= Provided data =
##############################

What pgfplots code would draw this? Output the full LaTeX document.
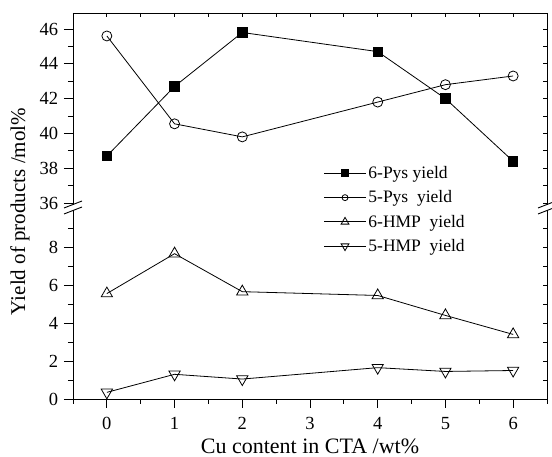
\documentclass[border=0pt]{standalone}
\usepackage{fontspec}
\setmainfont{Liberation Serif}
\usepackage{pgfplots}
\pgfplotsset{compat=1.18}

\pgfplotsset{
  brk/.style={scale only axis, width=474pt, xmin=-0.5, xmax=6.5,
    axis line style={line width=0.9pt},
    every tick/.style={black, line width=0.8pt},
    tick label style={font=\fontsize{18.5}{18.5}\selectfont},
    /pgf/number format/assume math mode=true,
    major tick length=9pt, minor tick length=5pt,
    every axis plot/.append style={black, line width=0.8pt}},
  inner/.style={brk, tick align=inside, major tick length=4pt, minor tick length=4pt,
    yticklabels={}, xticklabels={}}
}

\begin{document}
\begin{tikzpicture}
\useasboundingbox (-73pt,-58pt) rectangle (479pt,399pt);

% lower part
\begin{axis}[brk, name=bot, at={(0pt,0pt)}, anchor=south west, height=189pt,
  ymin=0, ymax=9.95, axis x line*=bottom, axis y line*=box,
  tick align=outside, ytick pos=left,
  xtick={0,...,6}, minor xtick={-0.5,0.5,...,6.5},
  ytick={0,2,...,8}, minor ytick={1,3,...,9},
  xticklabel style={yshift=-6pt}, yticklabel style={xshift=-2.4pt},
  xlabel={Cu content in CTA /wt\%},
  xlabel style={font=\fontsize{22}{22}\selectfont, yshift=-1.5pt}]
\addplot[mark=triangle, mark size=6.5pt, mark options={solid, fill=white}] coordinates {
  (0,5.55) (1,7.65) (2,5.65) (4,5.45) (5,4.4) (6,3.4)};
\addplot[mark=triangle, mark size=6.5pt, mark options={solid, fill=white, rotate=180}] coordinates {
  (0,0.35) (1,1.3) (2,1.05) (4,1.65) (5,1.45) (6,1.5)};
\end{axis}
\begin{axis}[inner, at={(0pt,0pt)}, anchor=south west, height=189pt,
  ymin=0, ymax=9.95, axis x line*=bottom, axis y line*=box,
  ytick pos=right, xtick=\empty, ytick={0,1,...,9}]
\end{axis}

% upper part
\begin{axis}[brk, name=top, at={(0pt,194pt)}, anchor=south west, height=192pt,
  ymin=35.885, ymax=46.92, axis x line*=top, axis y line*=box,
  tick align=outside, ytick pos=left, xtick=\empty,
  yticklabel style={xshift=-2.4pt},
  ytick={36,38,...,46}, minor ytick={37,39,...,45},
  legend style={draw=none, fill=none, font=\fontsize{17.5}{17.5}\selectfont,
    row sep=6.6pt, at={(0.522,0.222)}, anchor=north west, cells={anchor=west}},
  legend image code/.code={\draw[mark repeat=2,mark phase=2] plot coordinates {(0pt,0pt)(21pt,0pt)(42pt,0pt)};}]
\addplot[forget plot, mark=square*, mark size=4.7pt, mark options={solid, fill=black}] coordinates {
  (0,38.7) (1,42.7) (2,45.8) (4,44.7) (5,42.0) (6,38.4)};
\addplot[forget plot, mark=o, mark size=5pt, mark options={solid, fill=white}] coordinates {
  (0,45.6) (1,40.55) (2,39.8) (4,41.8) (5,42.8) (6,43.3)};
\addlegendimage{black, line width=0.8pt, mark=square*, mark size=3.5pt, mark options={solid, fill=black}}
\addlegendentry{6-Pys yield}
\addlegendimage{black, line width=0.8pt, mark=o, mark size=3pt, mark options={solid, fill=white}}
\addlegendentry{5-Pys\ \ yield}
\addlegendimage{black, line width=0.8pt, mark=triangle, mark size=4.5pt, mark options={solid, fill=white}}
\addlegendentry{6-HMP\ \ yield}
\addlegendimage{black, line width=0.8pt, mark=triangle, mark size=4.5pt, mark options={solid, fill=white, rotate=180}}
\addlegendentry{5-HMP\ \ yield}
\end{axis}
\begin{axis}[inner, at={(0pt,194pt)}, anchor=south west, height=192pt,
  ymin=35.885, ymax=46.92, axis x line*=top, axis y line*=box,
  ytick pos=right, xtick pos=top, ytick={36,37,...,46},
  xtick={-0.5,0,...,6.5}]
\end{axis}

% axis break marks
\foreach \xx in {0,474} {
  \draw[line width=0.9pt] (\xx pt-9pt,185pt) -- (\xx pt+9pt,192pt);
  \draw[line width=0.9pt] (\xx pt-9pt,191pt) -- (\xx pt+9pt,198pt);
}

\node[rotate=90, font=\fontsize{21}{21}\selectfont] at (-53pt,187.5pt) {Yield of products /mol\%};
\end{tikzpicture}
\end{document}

##############################

Report the number of lines above containing the word "draw", with no other text.

= Final result =
5